Here is Lara’s reason for the bill: “According to the author, ‘California has been a proud and bold leader in pursuing environmental policies to reduce climate change and address the sources that cause it. Those policies have mostly focused on reducing emissions of CO2, the most significant long-term driver of climate change. This strategy represents the next step in those efforts, to establish a goal to reduce short lived climate pollutants that are among the most harmful emissions to both human health and global climate change.’”
This new law, passed in 2016 but not effective until 1/1/2022, is a holdover from Lara’s time in the Legislature and not part of the spate of new environmental laws recently signed in October by Gov. Gavin Newsom designed to restrict use of plastic utensils, change recycling labels, limit exports of plastic waste, and even boosting individual composting. Those new laws will tax plastic forks, spoons and knives, all the while demanding they be recycled.
SB 1383 requires the California Air Resources Board to approve and begin implementing the comprehensive strategy to reduce “Short-lived climate pollutants” in the state to achieve, from 2013 levels, a 40% reduction in methane, a 40% reduction in hydrofluorocarbon gases, and a 50% reduction in anthropogenic black carbon, by 2030.
It also “establishes a target of 50% reduction in the statewide disposal of organic waste from the 2014 level by 2020 and a 75% reduction by 2025, and requires CalRecycle and ARB to adopt regulations to achieve the organic waste reduction targets,” bill analysis said.
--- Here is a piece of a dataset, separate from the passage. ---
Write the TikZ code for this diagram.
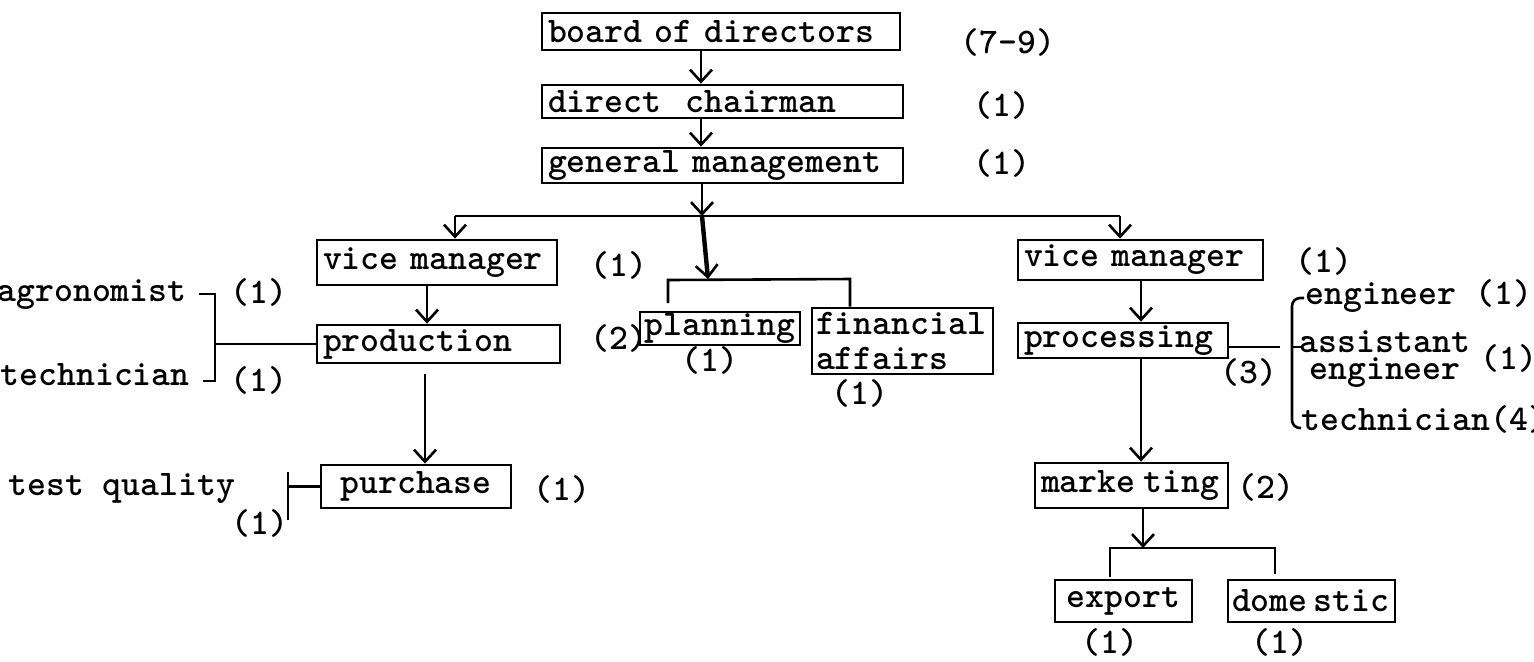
\documentclass[tikz,border=0pt]{standalone}
\usetikzlibrary{arrows.meta}
\newcommand\chartfont{\ttfamily\fontseries{b}\fontsize{18}{20}\selectfont}
\begin{document}
\begin{tikzpicture}[x=0.5pt,y=-0.5pt,
  box/.style={draw, line width=1.4pt, inner xsep=3pt, inner ysep=0pt, align=left, font=\chartfont},
  lbl/.style={inner sep=0pt, font=\chartfont},
  link/.style={line width=1.3pt},
  arr/.style={link, -{Straight Barb[length=6pt,width=11pt,line width=1.3pt]}},
]
\fill[white] (0,0) rectangle (1534,661);
\useasboundingbox (0,0) rectangle (1534,661);

% ---- boxes ----
\node[box, text width=173pt, minimum height=18.5pt] (board) at (721,31.5) {board of directors};
\node[box, text width=174.5pt, minimum height=16.5pt] (chair) at (722.5,101.5) {direct\ \ chairman};
\node[box, text width=174.5pt, minimum height=17.5pt] (gen) at (722.5,165.5) {general management};
\node[box, text width=114pt, minimum height=22.5pt] (vmL) at (437,262.5) {vice manager};
\node[box, text width=115.5pt, minimum height=19pt] (prod) at (438.5,344) {production};
\node[box, text width=89pt, align=center, minimum height=21.5pt] (purch) at (416,486.5) {purchase};
\node[box, inner xsep=2pt, text width=76pt, align=center, minimum height=16.5pt] (plan) at (720,328.5) {planning};
\node[box, inner xsep=2pt, text width=86.5pt, minimum height=33pt,
      font=\ttfamily\fontseries{b}\fontsize{18}{17.5}\selectfont] (fin) at (902.5,341) {financial\\affairs};
\node[box, text width=116.5pt, minimum height=20pt] (vmR) at (1140.5,260) {vice manager};
\node[box, text width=99pt, minimum height=17.5pt] (proc) at (1123,340.5) {processing};
\node[box, text width=90.5pt, minimum height=22.5pt] (mkt) at (1131.5,485.5) {marke\kern4pt ting};
\node[box, text width=62.5pt, align=center, minimum height=21pt] (exp) at (1123.5,601) {export};
\node[box, inner xsep=2pt, text width=79.5pt, minimum height=21pt] (dom) at (1311.5,601) {dome\kern3pt stic};

% ---- head counts and side texts ----
\node[lbl, anchor=west] (nboard) at (960,42) {(7-9)};
\node[lbl, anchor=west] (nchair) at (973,105) {(1)};
\node[lbl, anchor=west] (ngen) at (973,163) {(1)};
\node[lbl, anchor=west] (nvmL) at (590,265) {(1)};
\node[lbl, anchor=west] (nprod) at (590,338) {(2)};
\node[lbl] (nplan) at (710,360) {(1)};
\node[lbl] (nfin) at (860,393) {(1)};
\node[lbl, anchor=west] (nvmR) at (1295,261) {(1)};
\node[lbl, anchor=west] (nproc) at (1220,372) {(3)};
\node[lbl, anchor=west] (nmkt) at (1237,487) {(2)};
\node[lbl] (nexp) at (1110,642) {(1)};
\node[lbl] (ndom) at (1280,642) {(1)};
\node[lbl, anchor=west] (npurch) at (533,489) {(1)};
\node[lbl, anchor=base west] (test) at (8,495) {test quality};
\node[lbl, anchor=west] (ntest) at (231,523) {(1)};
\node[lbl, anchor=base east] (agro) at (187,301) {agronomist};
\node[lbl, anchor=west] (nagro) at (230,292) {(1)};
\node[lbl, anchor=base east] (techL) at (190,385) {technician};
\node[lbl, anchor=west] (ntechL) at (230,380) {(1)};
\node[lbl, anchor=base west] (eng) at (1305,304) {engineer (1)};
\node[lbl, align=center, font=\ttfamily\fontseries{b}\fontsize{18}{13.5}\selectfont] (asst) at (1385,359.5) {assistant\\engineer};
\node[lbl, anchor=west] (nasst) at (1480,358) {(1)};
\node[lbl, anchor=base west] (techR) at (1301,430) {technician(4)};

% ---- main line of command ----
\coordinate (ax) at (701,0);
\draw[arr] (board.south -| ax) -- (chair.north -| ax);
\draw[arr] (chair.south -| ax) -- (gen.north -| ax);
\coordinate (busL) at (455,216);
\coordinate (busM) at (702,216);
\coordinate (busR) at (1120,216);
\draw[arr] (gen.south -| busM) -- (busM);
\draw[link] (busL) -- (busR);
\draw[arr] (busL) -- (vmL.north -| busL);
\draw[arr] (busR) -- (vmR.north -| busR);

% staff branch: planning / financial affairs
\coordinate (pf) at (708,279);
\coordinate (pfL) at (668,280);
\coordinate (pfR) at (850,279);
\coordinate (pfLe) at (668,303);
\draw[arr, line width=2.2pt] (busM) -- (pf);
\draw[link] (pfLe) -- (pfL) -- (pfR) -- (fin.north -| pfR);

% production side
\coordinate (lx) at (427,0);
\draw[arr] (vmL.south -| lx) -- (prod.north -| lx);
\coordinate (lx2) at (425,0);
\path (prod.south -| lx2) ++(0,10) coordinate (pd);
\draw[arr] (pd) -- (purch.north -| lx2);
\coordinate (lb) at (215,0);
\coordinate (lbT) at (215,294);
\coordinate (lbTe) at (199,294);
\coordinate (lbB) at (215,381);
\coordinate (lbBe) at (203,381);
\draw[link] (lbTe) -- (lbT) -- (lbB) -- (lbBe);
\draw[link] (prod.west) -- (prod.west -| lb);
\coordinate (tqT) at (288,472);
\coordinate (tqB) at (288,520);
\draw[link] (tqT) -- (tqB);
\draw[link] (purch.west) -- (purch.west -| tqT);

% processing side
\coordinate (rx) at (1141,0);
\draw[arr] (vmR.south -| rx) -- (proc.north -| rx);
\draw[arr] (proc.south -| rx) -- (mkt.north -| rx);
\coordinate (pl) at (1280,347);
\draw[link] (proc.east |- pl) -- (pl);
\coordinate (rbT) at (1304,298);
\coordinate (rbTL) at (1292,298);
\coordinate (rbBL) at (1292,428);
\coordinate (rbB) at (1301,428);
\coordinate (rbM) at (1292,347);
\coordinate (rbMe) at (1302,347);
\draw[link, rounded corners=4pt] (rbT) -- (rbTL) -- (rbBL) -- (rbB);
\draw[link] (rbM) -- (rbMe);

% marketing split
\coordinate (mb) at (1143,548);
\coordinate (mbL) at (1110,548);
\coordinate (mbR) at (1275,548);
\coordinate (mbLe) at (1110,577);
\coordinate (mbRe) at (1275,574);
\draw[arr] (mkt.south -| mb) -- (mb);
\draw[link] (mbLe) -- (mbL) -- (mbR) -- (mbRe);
\end{tikzpicture}
\end{document}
It’s still not clear how composting will reduce methane since one of the goals of composting in large amounts is to capture the natural gas from it – are we just moving composting from one location to your home?
What is “organic material?”
Senate Bill 1383 mandates that Californians separate unused food, coffee grounds, egg shells, banana peels and other leftovers into bins they use for other “green” waste, including garden trimmings, lawn clippings and leaves.
Composting can be a benefit to you if you keep the compost and use to fertilize and improve the soil in your garden. And it is easy. However, government doesn’t need to tell us that, or mandate that local waste management companies issue us proper bins, and then pick up the kitchen garbage alongside our recyclables and other household garbage.
Most of the kitchen green waste can be easily composted and spread in the garden. You don’t need a victory garden to make use of your homegrown compost.
The EPA offers tips on composting:
- Select a dry, shady spot near a water source for your compost pile or bin.
- Add brown and green materials as they are collected, making sure larger pieces are chopped or shredded.
- Moisten dry materials as they are added.
- Once your compost pile is established, mix grass clippings and green waste into the pile and bury fruit and vegetable waste under 10 inches of compost material.
- Optional: Cover top of compost with a tarp to keep it moist. When the material at the bottom is dark and rich in color, your compost is ready to use. This usually takes anywhere between two months to two years.
They also offer a list of what is compostable, and what is not.
We don’t need the state government to legislate this, largely because compostable kitchen and yard waste garbage is not the problem in landfills.